In a time where opioid-related overdose deaths continue to increase in Maryland, it seems woefully misconstrued to encourage the passage of legislation that would legalize a means of ending one’s life by prescribing a large dosage (typically 100 pills) of barbiturates or a compound mixture (usually morphine sulfate, Propranolol (Inderal), Diazepam (Valium), Digoxin) that a patient would self-administer. 

In addition, we have many concerns about the bill which are shared by numerous other groups, including countless physicians, mental health providers, hospice nurses, pharmacists, disability rights groups, advocates for senior citizens, and others. From the perspective of the Church, however, we wish to convey our deep dismay about the message this legislation sends to those who might feel that their illness and the care they require is nothing more than a burden to their families and the rest of society. Passage of this bill will undermine societal support for communities that are currently prone to higher suicide attempt rates – young adults, adolescents, and the military community. 

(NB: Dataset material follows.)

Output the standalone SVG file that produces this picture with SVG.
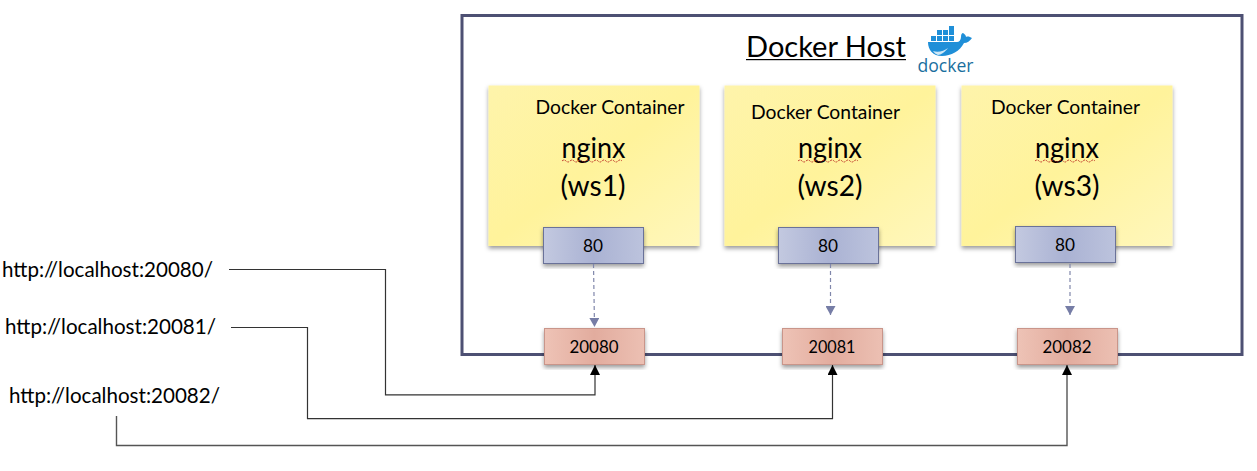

At the heart of our ministry to the sick, the disabled, the elderly, and those without access to adequate medical care is recognition of the Gospel call to embrace the lives of those most in need of our love, care, and compassion. There is no life that we consider not worth living, no person who does not deserve to be valued. While some may view this legislation as a response to the understandable fears about pain and loss of “dignity” that someone diagnosed with a terminal illness might face, we insist firmly that the answer to those fears should be a demand for medical treatment that provides adequate pain management and excellent palliative or hospice care. A terminally ill patient requesting a prescription to commit suicide deserves to be surrounded by compassion, not handed a large quantity of lethal drugs to take his or her life. 

The Maryland Catholic Conference respectfully urges an unfavorable report on SB 701.